Dabei werden etwa bei den 1- und 2-Euro-Stücken die gold- oder silberfarbene "Pille" vom jeweils andersfarbigen Ring getrennt. In Deutschland geben die Prägestätten das zerstörte Geld an eine vom Bund beauftragte Verwertungsgesellschaft weiter, und zwar an die bundeseigene Treuhandgesellschaft Vebeg in Frankfurt. Diese verkauft den Münzschrott als Altmetall weiter. Bei dem nun bekanntgewordenen Fall wurde der Schrott nach den Erkenntnissen der Staatsanwaltschaft nach China verkauft und dort wieder zusammengesetzt.
Warum fiel niemandem etwas auf?
Nach Bekanntwerden der Betrugsvorwürfe fragten sich Ermittler und Beobachter sofort, ob die Altmünzenverschieberei tatsächlich ohne Komplizen im Inneren der Bundesbank abgelaufen sein kann. Auch für den Laien klingen 29 Tonnen an Münzen in 3 Jahren mehr als nur auffällig. In Wahrheit jedoch ist die Menge - gemessen am gesamten Münzaufkommen - beinahe verschwindend gering.
Bei den 47 Bundesbank-Filialen werden jedes Jahr fast 70.000 Tonnen an Münzen eingezahlt. Insofern sind 29 Tonnen in 3 Jahren keine besonders auffällige Größenordnung.
Wie viele Euro-Münzen sind im Umlauf?
Ende Februar waren nach Angaben der Europäischen Zentralbank 93,4 Mrd. Münzen im Gesamtwert von 22,3 Mrd. Euro im Umlauf - darunter 2-Euro-Stücke über 9,0 Mrd. Euro und 1-Euro-Münzen im Wert von 6,3 Mrd. Euro.

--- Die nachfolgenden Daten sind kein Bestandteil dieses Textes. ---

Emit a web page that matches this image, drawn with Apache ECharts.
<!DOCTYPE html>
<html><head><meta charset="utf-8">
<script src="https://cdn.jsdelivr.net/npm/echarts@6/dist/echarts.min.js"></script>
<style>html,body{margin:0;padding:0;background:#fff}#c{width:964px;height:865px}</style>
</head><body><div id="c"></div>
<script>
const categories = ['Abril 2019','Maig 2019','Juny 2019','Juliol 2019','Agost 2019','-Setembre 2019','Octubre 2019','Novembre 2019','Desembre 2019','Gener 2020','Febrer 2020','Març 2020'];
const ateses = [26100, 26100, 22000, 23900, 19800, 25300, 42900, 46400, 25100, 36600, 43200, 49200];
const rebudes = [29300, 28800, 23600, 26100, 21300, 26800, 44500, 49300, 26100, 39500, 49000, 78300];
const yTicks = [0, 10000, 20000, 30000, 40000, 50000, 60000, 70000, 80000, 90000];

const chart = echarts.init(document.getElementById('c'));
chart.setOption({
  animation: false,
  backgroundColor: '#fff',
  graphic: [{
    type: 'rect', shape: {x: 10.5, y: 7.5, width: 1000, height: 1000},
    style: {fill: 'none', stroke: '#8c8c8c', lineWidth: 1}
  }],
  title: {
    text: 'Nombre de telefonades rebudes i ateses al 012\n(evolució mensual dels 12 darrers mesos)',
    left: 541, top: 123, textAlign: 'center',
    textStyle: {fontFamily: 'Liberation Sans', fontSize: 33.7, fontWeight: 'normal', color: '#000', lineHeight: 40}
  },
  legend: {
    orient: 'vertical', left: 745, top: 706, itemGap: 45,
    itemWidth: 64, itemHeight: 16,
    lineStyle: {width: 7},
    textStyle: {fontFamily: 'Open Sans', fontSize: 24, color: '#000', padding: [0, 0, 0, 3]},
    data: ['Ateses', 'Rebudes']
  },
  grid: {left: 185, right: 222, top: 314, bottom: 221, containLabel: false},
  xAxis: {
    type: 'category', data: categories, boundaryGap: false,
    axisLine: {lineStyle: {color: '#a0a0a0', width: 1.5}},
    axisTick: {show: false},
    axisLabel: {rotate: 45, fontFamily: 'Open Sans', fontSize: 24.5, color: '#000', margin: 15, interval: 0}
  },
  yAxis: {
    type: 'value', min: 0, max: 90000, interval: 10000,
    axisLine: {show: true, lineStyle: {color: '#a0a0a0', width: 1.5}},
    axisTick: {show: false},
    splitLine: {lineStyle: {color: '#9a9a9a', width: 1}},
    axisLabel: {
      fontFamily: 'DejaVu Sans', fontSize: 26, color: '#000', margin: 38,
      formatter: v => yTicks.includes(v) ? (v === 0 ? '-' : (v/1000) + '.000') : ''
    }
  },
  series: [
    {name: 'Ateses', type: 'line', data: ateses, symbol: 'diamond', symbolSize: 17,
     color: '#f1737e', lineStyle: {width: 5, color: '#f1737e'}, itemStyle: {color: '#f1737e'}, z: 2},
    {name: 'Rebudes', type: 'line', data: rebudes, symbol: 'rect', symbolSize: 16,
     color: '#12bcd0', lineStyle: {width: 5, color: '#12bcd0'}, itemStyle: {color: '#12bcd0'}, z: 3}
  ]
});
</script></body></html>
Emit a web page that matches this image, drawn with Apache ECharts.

Werden Münzen eigentlich oft gefälscht?
Nein. Mit einem Schaden von 6 Mio. Euro übersteigt der Wert des nun bekanntgewordenen Betrugsfalls alle bisherigen Werte in Deutschland um ein Vielfaches. Im vergangenen Jahr waren in Deutschland 67.400 falsche Münzen eingezogen worden, vor allem 2-Euro-Stücke. Ihr Gesamtwert belief sich auf 120.661 Euro.